What does 'mortgage trap golden handcuffs' mean?
It is the rate-lock-in version of the broader golden handcuffs idea. A homeowner with a mortgage at a much lower rate than today's market rate cannot refinance or move without absorbing a permanent monthly payment increase. The cuff is structural and durable, and it loosens only when rates fall, the household leaves the home, or the household stops treating leaving as the only kind of forward motion.
How much does a 2.875% mortgage cost compared to today's rate?
On a $385,000 balance, a 2.875% mortgage costs about $1,597 a month in principal and interest. The same balance at 6.06%, which is what the Freddie Mac Primary Mortgage Market Survey reported on January 15, 2026, costs about $2,318. The gap is $721 each month, $8,652 a year, and roughly $155,000 over the remaining eighteen years of the original schedule.
How many homeowners are stuck in their houses because of low mortgage rates?
A Federal Housing Finance Agency staff working paper found that the rate lock-in effect prevented about 1.33 million home sales between mid-2022 and the end of 2023, a 57% reduction in fixed-rate home sales by the fourth quarter of that period.
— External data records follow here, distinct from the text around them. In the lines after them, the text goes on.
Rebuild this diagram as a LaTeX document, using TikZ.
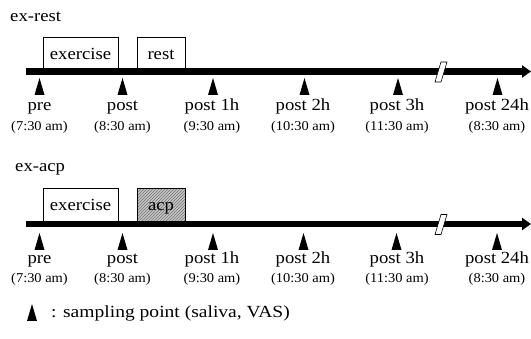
\documentclass[tikz,border=0pt]{standalone}
\usepackage{fontspec}
\setmainfont{Liberation Serif}
\newfontfamily\wserif[FakeStretch=1.1]{Liberation Serif}
\newfontfamily\wwserif[FakeStretch=1.15]{Liberation Serif}
\newfontfamily\tserif[FakeStretch=1.07]{Liberation Serif}
\usetikzlibrary{arrows.meta,patterns}
\begin{document}
\begin{tikzpicture}[x=1pt,y=-1pt,
  tline/.style={line width=6.5pt,-{Triangle[length=9pt,width=12pt]}},
  lbl/.style={font=\wserif\fontsize{17}{18}\selectfont,inner sep=0pt,anchor=base},
  tlbl/.style={font=\tserif\fontsize{13.5}{15}\selectfont,inner sep=0pt,anchor=base},
  boxw/.style={draw,line width=0.8pt,fill=white},
  boxh/.style={draw,line width=0.8pt,preaction={fill=gray!45},pattern=north east lines,pattern color=gray!90!black},
  ttl/.style={font=\wserif\fontsize{17}{18}\selectfont,inner sep=0pt,anchor=base west},
  leglbl/.style={font=\wwserif\fontsize{17}{18}\selectfont,inner sep=0pt,anchor=base west},
  brk/.style={draw,line width=0.6pt,fill=white}
]
\useasboundingbox (0,0) rectangle (531,339);
\newcommand{\samptri}[2]{\fill (#1-5,#2+17) -- (#1,#2) -- (#1+5,#2+17) -- cycle;}
% ---------- top panel ----------
\node[ttl] (t1) at (10,22) {ex-rest};
\draw[boxw] (43,37.5) rectangle (118.5,69);
\node[lbl] (ex1) at (80.5,60) {exercise};
\draw[boxw] (137.5,37.5) rectangle (185,69);
\node[lbl] (r1) at (161,60) {rest};
\coordinate (s1) at (26,71.5);
\coordinate (e1) at (531,71.5);
\draw[tline] (s1) -- (e1);
\draw[brk] (435,82) -- (441,62) -- (447,62) -- (441,82) -- cycle;
\fill[white] (436.5,80) -- (441.7,63.5) -- (445.5,63.5) -- (440.3,80) -- cycle;
\foreach \x in {39.5,122.5,213,304.5,398,497.5}{\samptri{\x}{78}}
\foreach \x/\n/\t/\nm in {39.5/pre/(7:30 am)/a,122.5/post/(8:30 am)/b,212/post 1h/(9:30 am)/c,303/post 2h/(10:30 am)/d,397/post 3h/(11:30 am)/e,497/post 24h/(8:30 am)/f}{
  \node[lbl] (n1\nm) at (\x,111) {\n};
  \node[tlbl] (tm1\nm) at (\x,131) {\t};
}
% ---------- bottom panel ----------
\node[ttl] (t2) at (15,172) {ex-acp};
\draw[boxw] (43,188.5) rectangle (118.5,221);
\node[lbl] (ex2) at (80.5,211) {exercise};
\draw[boxh] (137.5,188.5) rectangle (185,221);
\node[lbl] (r2) at (161,211) {acp};
\coordinate (s2) at (26,224);
\coordinate (e2) at (531,224);
\draw[tline] (s2) -- (e2);
\draw[brk] (435,234.5) -- (441,214.5) -- (447,214.5) -- (441,234.5) -- cycle;
\fill[white] (436.5,232.5) -- (441.7,216) -- (445.5,216) -- (440.3,232.5) -- cycle;
\foreach \x in {39.5,122.5,213,303.5,396.5,497}{\samptri{\x}{233}}
\foreach \x/\n/\t/\nm in {39.5/pre/(7:30 am)/a,122.5/post/(8:30 am)/b,212/post 1h/(9:30 am)/c,303/post 2h/(10:30 am)/d,397/post 3h/(11:30 am)/e,497/post 24h/(8:30 am)/f}{
  \node[lbl] (n2\nm) at (\x,264) {\n};
  \node[tlbl] (tm2\nm) at (\x,283) {\t};
}
% ---------- legend ----------
\samptri{32}{304}
\node[leglbl] (leg) at (51,318) {: sampling point (saliva, VAS)};
\end{tikzpicture}
\end{document}
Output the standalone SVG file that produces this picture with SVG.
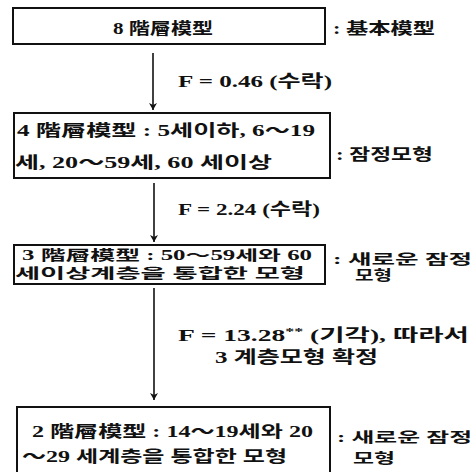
<svg xmlns="http://www.w3.org/2000/svg" width="475" height="472" viewBox="0 0 475 472">
<style>
.box{fill:#fff;stroke:#111;stroke-width:2}
.t{font-family:"Liberation Serif","Noto Sans CJK KR","Noto Sans CJK SC",serif;font-size:16px;font-weight:bold;fill:#111}
.s{font-size:14px}
.lbl{font-family:"Liberation Serif","Noto Sans CJK KR",serif;font-size:17px;font-weight:bold;fill:#111}
.conn{stroke:#111;stroke-width:1.6;fill:none}
</style>
<defs>
<marker id="ah" markerWidth="9" markerHeight="9" refX="7" refY="4" orient="auto" markerUnits="userSpaceOnUse">
<path d="M0,0 L7,4 L0,8 L2,4 Z" fill="#111"/>
</marker>
</defs>
<rect width="475" height="472" fill="#fff"/>
<g id="connectors">
<line class="conn" x1="153" y1="53" x2="153" y2="110" marker-end="url(#ah)"/>
<line class="conn" x1="154" y1="183" x2="154" y2="242" marker-end="url(#ah)"/>
<line class="conn" x1="154" y1="288" x2="154" y2="400" marker-end="url(#ah)"/>
<text class="lbl" x="178" y="87" textLength="154" lengthAdjust="spacingAndGlyphs">F = 0.46 (수락)</text>
<text class="lbl" x="178" y="215" textLength="142" lengthAdjust="spacingAndGlyphs">F = 2.24 (수락)</text>
<text class="lbl" x="178" y="341" textLength="291" lengthAdjust="spacingAndGlyphs">F = 13.28<tspan dy="-6" font-size="11">**</tspan><tspan dy="6"> (기각),  따라서</tspan></text>
<text class="lbl" x="215" y="363" textLength="163" lengthAdjust="spacingAndGlyphs">3 계층모형 확정</text>
</g>
<g id="node1">
<rect class="box" x="13" y="8" width="312" height="36"/>
<text class="t" x="113" y="34" font-size="17" textLength="100" lengthAdjust="spacingAndGlyphs">8 階層模型</text>
<text class="t" x="333" y="34" font-size="17" textLength="102" lengthAdjust="spacingAndGlyphs">: 基本模型</text>
</g>
<g id="node2">
<rect class="box" x="14" y="113" width="316" height="65"/>
<text class="t" x="17" y="136" textLength="298" lengthAdjust="spacingAndGlyphs">4 階層模型 :  5세이하,  6～19</text>
<text class="t" x="15" y="168" textLength="257" lengthAdjust="spacingAndGlyphs">세,  20～59세,  60 세이상</text>
<text class="t" x="336" y="160" textLength="97" lengthAdjust="spacingAndGlyphs">: 잠정모형</text>
</g>
<g id="node3">
<rect class="box" x="14" y="245" width="311" height="39"/>
<text class="t s" x="22" y="260" textLength="290" lengthAdjust="spacingAndGlyphs">3 階層模型 :  50～59세와   60</text>
<text class="t s" x="15" y="278" textLength="290" lengthAdjust="spacingAndGlyphs">세이상계층을 통합한 모형</text>
<text class="t s" x="333" y="264" textLength="139" lengthAdjust="spacingAndGlyphs">: 새로운 잠정</text>
<text class="t s" x="355" y="280" textLength="37" lengthAdjust="spacingAndGlyphs">모형</text>
</g>
<g id="node4">
<rect class="box" x="17" y="407" width="313" height="80"/>
<text class="t" x="32" y="437" textLength="281" lengthAdjust="spacingAndGlyphs">2 階層模型 :  14～19세와   20</text>
<text class="t" x="22" y="462" textLength="265" lengthAdjust="spacingAndGlyphs">～29 세계층을 통합한 모형</text>
<text class="t s" x="337" y="442" textLength="135" lengthAdjust="spacingAndGlyphs">: 새로운 잠정</text>
<text class="t s" x="353" y="463" textLength="42" lengthAdjust="spacingAndGlyphs">모형</text>
</g>
</svg>
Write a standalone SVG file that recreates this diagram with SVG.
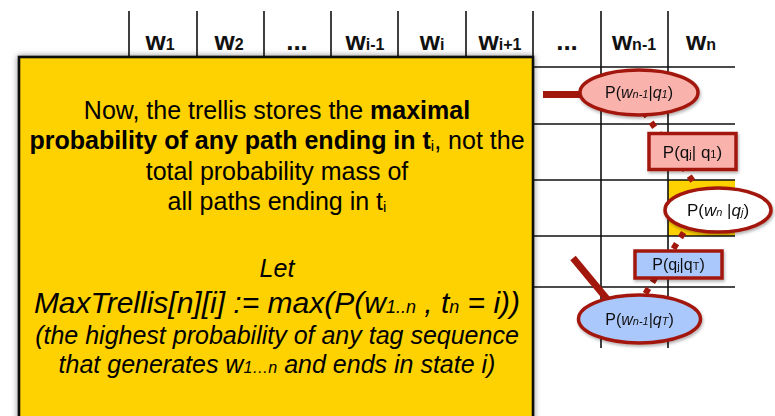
<svg xmlns="http://www.w3.org/2000/svg" width="775" height="416" viewBox="0 0 775 416">
<defs>
<filter id="sh" x="-20%" y="-20%" width="140%" height="140%">
<feDropShadow dx="0" dy="0" stdDeviation="3" flood-color="#000" flood-opacity="0.45"/>
</filter>
<filter id="nsh" x="-20%" y="-20%" width="140%" height="150%">
<feDropShadow dx="1" dy="2" stdDeviation="1.5" flood-color="#000" flood-opacity="0.3"/>
</filter>
<style>
.grid{stroke:#111;stroke-width:1.6;fill:none}
.hd{font-family:"Liberation Sans",Arial,sans-serif;font-weight:bold;font-size:26px;fill:#111;text-anchor:middle}
.hd .s{font-size:16px}
.node{stroke:#a3180c;stroke-width:3.5}
.pink{fill:#fab2ad}
.blue{fill:#abc8fc}
.white{fill:#fff}
.nt{font-family:"Liberation Sans",Arial,sans-serif;fill:#111;text-anchor:middle}
.it{font-style:italic}
.thick{stroke:#a3180c;stroke-width:7;fill:none}
.dot{stroke:#a3180c;stroke-width:6;fill:none;stroke-dasharray:6 7.2}
.bx{font-family:"Liberation Sans",Arial,sans-serif;fill:#000;text-anchor:middle}
</style>
</defs>
<rect width="775" height="416" fill="#fff"/>
<g id="grid">
<rect x="668" y="180" width="67" height="56" fill="#fed100"/>
<path class="grid" d="M129 11V57M197 11V57M264 11V57M331 11V57M398 11V57M466 11V57M533 11V67M601 11V348M668 11V348"/>
<path class="grid" d="M533 67H735M533 124H735M533 180H735M533 236H735M533 287H735"/>
<text class="hd" x="160" y="50">w<tspan class="s">1</tspan></text>
<text class="hd" x="229" y="50">w<tspan class="s">2</tspan></text>
<text class="hd" x="297" y="50">...</text>
<text class="hd" x="365" y="50">w<tspan class="s">i-1</tspan></text>
<text class="hd" x="432" y="50">w<tspan class="s">i</tspan></text>
<text class="hd" x="500" y="50">w<tspan class="s">i+1</tspan></text>
<text class="hd" x="567" y="50">...</text>
<text class="hd" x="634" y="50">w<tspan class="s">n-1</tspan></text>
<text class="hd" x="701" y="50">w<tspan class="s">n</tspan></text>
</g>
<g id="connectors">
<path class="thick" d="M543 94.5H582"/>
<path class="thick" d="M573 258L607 299"/>
<path class="dot" d="M643.5 111.5L697 187"/>
<path class="dot" d="M690.6 221.3L645.4 293.5"/>
</g>
<g id="e1" filter="url(#nsh)">
<ellipse class="node pink" cx="639" cy="92.5" rx="59" ry="22.5"/>
<text class="nt" x="639" y="98" font-size="16">P(<tspan class="it">w</tspan><tspan class="it" font-size="11">n-1</tspan>|<tspan class="it">q</tspan><tspan class="it" font-size="11">1</tspan>)</text>
</g>
<g id="r1" filter="url(#nsh)">
<rect class="node pink" x="649" y="133.5" width="87" height="36"/>
<text class="nt" x="692.5" y="158" font-size="17">P(q<tspan font-size="11">j</tspan>| q<tspan font-size="11">1</tspan>)</text>
</g>
<g id="e2" filter="url(#nsh)">
<ellipse class="node white" cx="718" cy="210" rx="53" ry="22"/>
<text class="nt" x="718" y="216" font-size="17">P(<tspan class="it">w</tspan><tspan class="it" font-size="11">n</tspan> |<tspan class="it">q</tspan><tspan class="it" font-size="11">j</tspan>)</text>
</g>
<g id="r2" filter="url(#nsh)">
<rect class="node blue" x="635" y="251" width="87" height="27"/>
<text class="nt" x="678.5" y="270" font-size="16">P(q<tspan font-size="11">j</tspan>|q<tspan font-size="11">T</tspan>)</text>
</g>
<g id="e3" filter="url(#nsh)">
<ellipse class="node blue" cx="639.5" cy="319" rx="61" ry="24"/>
<text class="nt" x="639.5" y="325" font-size="16">P(<tspan class="it">w</tspan><tspan class="it" font-size="11">n-1</tspan>|<tspan class="it">q</tspan><tspan class="it" font-size="11">T</tspan>)</text>
</g>
<g id="box">
<rect x="19" y="57" width="514" height="380" fill="#fed100" stroke="#111" stroke-width="2.6" filter="url(#sh)"/>
<text class="bx" x="277" y="119" font-size="25">Now, the trellis stores the <tspan font-weight="bold">maximal</tspan></text>
<text class="bx" x="277" y="149" font-size="25"><tspan font-weight="bold">probability of any path ending in t</tspan><tspan font-size="15" dy="2">i</tspan><tspan dy="-2">, not the</tspan></text>
<text class="bx" x="277" y="180" font-size="25">total probability mass of</text>
<text class="bx" x="277" y="210" font-size="25">all paths ending in t<tspan font-size="15" dy="2">i</tspan></text>
<text class="bx it" x="277" y="277" font-size="25">Let</text>
<text class="bx it" x="277" y="313" font-size="30">MaxTrellis[n][i] := max(P(w<tspan font-size="18">1..n</tspan> , t<tspan font-size="18">n</tspan> = i))</text>
<text class="bx it" x="277" y="344" font-size="25">(the highest probability of any tag sequence</text>
<text class="bx it" x="277" y="373" font-size="25">that generates w<tspan font-size="16">1…n</tspan> and ends in state i)</text>
</g>
</svg>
The paper was authored by Ross M. Batzer, Jonah R. Coste, William M. Doerner, and Michael J. Seiler.
What are the three honest moves for a low mortgage rate trapped homeowner?
First, stay and adapt the house, by finishing a basement, adding a bedroom, or reconfiguring a work-from-home room (contractors typically price this between $30,000 and $120,000). Second, rent and rent, keeping the locked-in mortgage as a landlord and renting a place that fits the next chapter of life. Third, sell anyway and accept the rate reset, but only when the home no longer matches the life rather than because the rate feels low.
Can you keep your low mortgage rate if you rent the house out?
In most cases yes. U.S. residential mortgages generally allow a homeowner to rent the property to a tenant without triggering a rate reset, provided the loan was not originated under a strict owner-occupancy clause violated by the timing of the move. Check the original note, notify the servicer in writing, and adjust homeowners insurance to a landlord policy before the first tenant arrives.